The lion’s share of the fines was levied on IMI UK (£32.4m) and Delta UK (£18.98m), with Advanced Fluid Connections being fined £12.1m, Tomkins Pegler UK £3.5m and Flowflex UK £904,000. They were part of a cartel of 30 companies throughout Europe fined a total of £211m last week, that includes Aalberts, Legris, Frabo, Mueller, Viegener and Sanha Kaimer.
The Commission claims that between 1988 and 2004 the companies fixed prices, discounts and rebates, agreed on mechanisms to co-ordinate price increases, allocated customers and exchanged confidential information. APHC chief executive Clive Dickin said: “This will inevitably have resulted in higher prices and affected the total profitability of a project for our members and other organisations.”
IMI and Delta are the two largest members of the APHC in the pipes section. If their appeals to the Commission fail, they could possibly be expelled.

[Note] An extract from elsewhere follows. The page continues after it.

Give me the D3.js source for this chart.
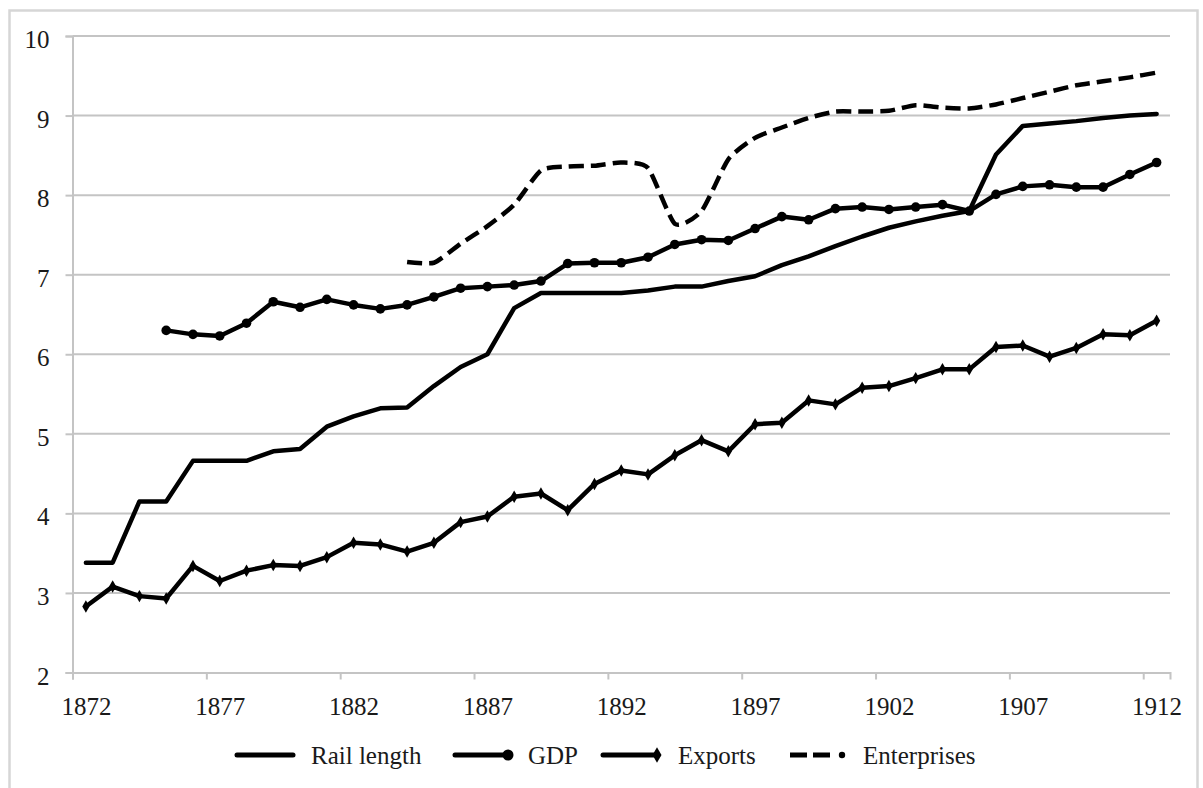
<!DOCTYPE html>
<html>
<head>
<meta charset="utf-8">
<script src="https://cdn.jsdelivr.net/npm/d3@7"></script>
<style>
  html, body { margin: 0; padding: 0; background: #fff; }
  svg text { font-family: "Liberation Serif", "Times New Roman", serif; fill: #1a1a1a; }
</style>
</head>
<body>
<svg id="chart" width="1203" height="788"></svg>
<script>
// ---- data ----
const years = d3.range(1872, 1913);
const xTickLabels = [1872, 1877, 1882, 1887, 1892, 1897, 1902, 1907, 1912];
const yTicks = [2, 3, 4, 5, 6, 7, 8, 9, 10];
const seriesNames = ["Rail length", "GDP", "Exports", "Enterprises"];

const railLength = [3.38, 3.38, 4.15, 4.15, 4.66, 4.66, 4.66, 4.78, 4.81, 5.09,
  5.22, 5.32, 5.33, 5.60, 5.84, 6.00, 6.58, 6.77, 6.77, 6.77,
  6.77, 6.80, 6.85, 6.85, 6.92, 6.98, 7.12, 7.23, 7.36, 7.48,
  7.59, 7.67, 7.74, 7.80, 8.51, 8.87, 8.90, 8.93, 8.97, 9.00, 9.02];
const gdp = [null, null, null, 6.30, 6.25, 6.23, 6.39, 6.66, 6.59, 6.69,
  6.62, 6.57, 6.62, 6.72, 6.83, 6.85, 6.87, 6.92, 7.14, 7.15,
  7.15, 7.22, 7.38, 7.44, 7.43, 7.58, 7.73, 7.69, 7.83, 7.85,
  7.82, 7.85, 7.88, 7.80, 8.01, 8.11, 8.13, 8.10, 8.10, 8.26, 8.41];
const exportsVals = [2.83, 3.08, 2.96, 2.93, 3.34, 3.15, 3.28, 3.35, 3.34, 3.45,
  3.63, 3.61, 3.52, 3.63, 3.89, 3.96, 4.21, 4.25, 4.04, 4.37,
  4.54, 4.49, 4.73, 4.92, 4.78, 5.12, 5.14, 5.42, 5.37, 5.58,
  5.60, 5.70, 5.81, 5.81, 6.09, 6.11, 5.97, 6.08, 6.25, 6.24, 6.42];
const enterprises = [null, null, null, null, null, null, null, null, null, null,
  null, null, 7.16, 7.15, 7.39, 7.61, 7.88, 8.31, 8.36, 8.37,
  8.41, 8.34, 7.64, 7.80, 8.45, 8.72, 8.85, 8.97, 9.05, 9.05,
  9.06, 9.13, 9.10, 9.09, 9.14, 9.22, 9.30, 9.38, 9.43, 9.48, 9.54];

// ---- layout ----
const svg = d3.select("#chart");
const plotLeft = 72.5, plotRight = 1170, plotTop = 36, plotBottom = 672.5;
const gridColor = "#c4c4c4";
const ink = "#000";

// outer frame
svg.append("rect").attr("x", 9.5).attr("y", 10.5).attr("width", 1188).attr("height", 800)
  .attr("fill", "none").attr("stroke", "#d6d6d6").attr("stroke-width", 2.5);

const x = d3.scaleLinear().domain([years[0] - 0.5, years[years.length - 1] + 0.5]).range([plotLeft, plotRight]);
const y = d3.scaleLinear().domain([2, 10]).range([plotBottom, plotTop]);

// gridlines
svg.append("g").selectAll("line").data(yTicks.filter(d => d > 2)).join("line")
  .attr("x1", plotLeft).attr("x2", plotRight)
  .attr("y1", d => y(d)).attr("y2", d => y(d))
  .attr("stroke", gridColor).attr("stroke-width", 2);

// y axis
const yAxis = svg.append("g").attr("transform", `translate(${plotLeft},0)`)
  .call(d3.axisLeft(y).tickValues(yTicks).tickSize(7).tickPadding(16).tickFormat(d3.format("d")));
yAxis.select(".domain").attr("stroke", gridColor).attr("stroke-width", 2);
yAxis.selectAll(".tick line").attr("stroke", gridColor).attr("stroke-width", 2);
yAxis.selectAll(".tick text").attr("font-size", 25).attr("dy", "0.46em")
  .attr("font-family", "Liberation Serif").attr("fill", "#1a1a1a");

// x axis: tick marks between categories
const boundaryTicks = xTickLabels.map(d => d - 0.5);
const xAxis = svg.append("g").attr("transform", `translate(0,${plotBottom})`)
  .call(d3.axisBottom(x).tickValues(boundaryTicks).tickSize(7).tickFormat(""));
xAxis.select(".domain").attr("stroke", gridColor).attr("stroke-width", 2);
xAxis.selectAll(".tick line").attr("stroke", gridColor).attr("stroke-width", 2);

// x labels centered on categories
const xLab = svg.append("g").attr("transform", `translate(0,${plotBottom})`)
  .call(d3.axisBottom(x).tickValues(xTickLabels).tickSize(0).tickPadding(25).tickFormat(d3.format("d")));
xLab.select(".domain").remove();
xLab.selectAll(".tick text").attr("font-size", 25).attr("dy", "0.71em")
  .attr("font-family", "Liberation Serif").attr("fill", "#1a1a1a");

// ---- lines ----
function pts(vals) { return years.map((yr, i) => ({ yr, v: vals[i] })); }
const lineLin = d3.line().defined(d => d.v != null).x(d => x(d.yr)).y(d => y(d.v));
const lineSmooth = d3.line().defined(d => d.v != null).x(d => x(d.yr)).y(d => y(d.v))
  .curve(d3.curveCardinal.tension(0.4));

const plot = svg.append("g");
plot.append("path").datum(pts(railLength)).attr("d", lineLin)
  .attr("fill", "none").attr("stroke", ink).attr("stroke-width", 4.5)
  .attr("stroke-linejoin", "round").attr("stroke-linecap", "round");

plot.append("path").datum(pts(exportsVals)).attr("d", lineLin)
  .attr("fill", "none").attr("stroke", ink).attr("stroke-width", 4.5)
  .attr("stroke-linejoin", "round").attr("stroke-linecap", "round");
plot.append("g").selectAll("path").data(pts(exportsVals).filter(d => d.v != null)).join("path")
  .attr("transform", d => `translate(${x(d.yr)},${y(d.v)})`)
  .attr("d", d3.symbol(d3.symbolDiamond, 45)).attr("fill", ink);

plot.append("path").datum(pts(gdp)).attr("d", lineLin)
  .attr("fill", "none").attr("stroke", ink).attr("stroke-width", 4.5)
  .attr("stroke-linejoin", "round").attr("stroke-linecap", "round");
plot.append("g").selectAll("circle").data(pts(gdp).filter(d => d.v != null)).join("circle")
  .attr("cx", d => x(d.yr)).attr("cy", d => y(d.v)).attr("r", 4.8).attr("fill", ink);

plot.append("path").datum(pts(enterprises)).attr("d", lineSmooth)
  .attr("fill", "none").attr("stroke", ink).attr("stroke-width", 4.5)
  .attr("stroke-dasharray", "15,7").attr("stroke-linecap", "butt");

// ---- legend ----
const legendY = 755;
const legendItems = [
  { name: seriesNames[0], x0: 237, x1: 293, tx: 311, marker: null, dash: null },
  { name: seriesNames[1], x0: 455, x1: 510, tx: 528, marker: "circle", dash: null },
  { name: seriesNames[2], x0: 603, x1: 658, tx: 678, marker: "diamond", dash: null },
  { name: seriesNames[3], x0: 790, x1: 845, tx: 863, marker: "dot", dash: "17,6,17,100" }
];
const lg = svg.append("g");
legendItems.forEach(it => {
  const l = lg.append("line").attr("x1", it.x0).attr("x2", it.x1)
    .attr("y1", legendY).attr("y2", legendY)
    .attr("stroke", ink).attr("stroke-width", 5);
  if (it.dash) l.attr("stroke-dasharray", it.dash).attr("stroke-linecap", "butt");
  else l.attr("stroke-linecap", "round");
  if (it.marker === "circle") {
    lg.append("circle").attr("cx", it.x1 - 2).attr("cy", legendY).attr("r", 5.5).attr("fill", ink);
  } else if (it.marker === "diamond") {
    lg.append("path").attr("transform", `translate(${it.x1 - 1},${legendY})`)
      .attr("d", d3.symbol(d3.symbolDiamond, 70)).attr("fill", ink);
  } else if (it.marker === "dot") {
    lg.append("circle").attr("cx", it.x1 - 3).attr("cy", legendY).attr("r", 3.2).attr("fill", ink);
  }
  lg.append("text").attr("x", it.tx).attr("y", legendY + 9).attr("font-size", 25).text(it.name);
});
</script>
</body>
</html>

Four of the groups, including Delta and Advanced Fluid Connections (AFC), had their fines increased by 60% because they continued their illegal arrangements after the Commission’s initial inspections. AFC’s fine was increased by a further 50% for providing the commission with misleading information. Mueller was given full immunity from fines under the Commission’s leniency programme as a whistleblower. It came clean after documents were discovered during on-site inspections. By the close of the investigation, the Commission had amassed 80,000 pages of documents spanning nearly 20 years.
As far back as 1988, hand-written notes revealed that the UK competitors increased prices based on a specific coded figure for each company. In 2001, all the competitors met in Paris to discuss price increases country by country and company by company. They discussed a new price structure for the UK. It is understood that some of those fined plan to appeal. AFC went into receivership in the spring.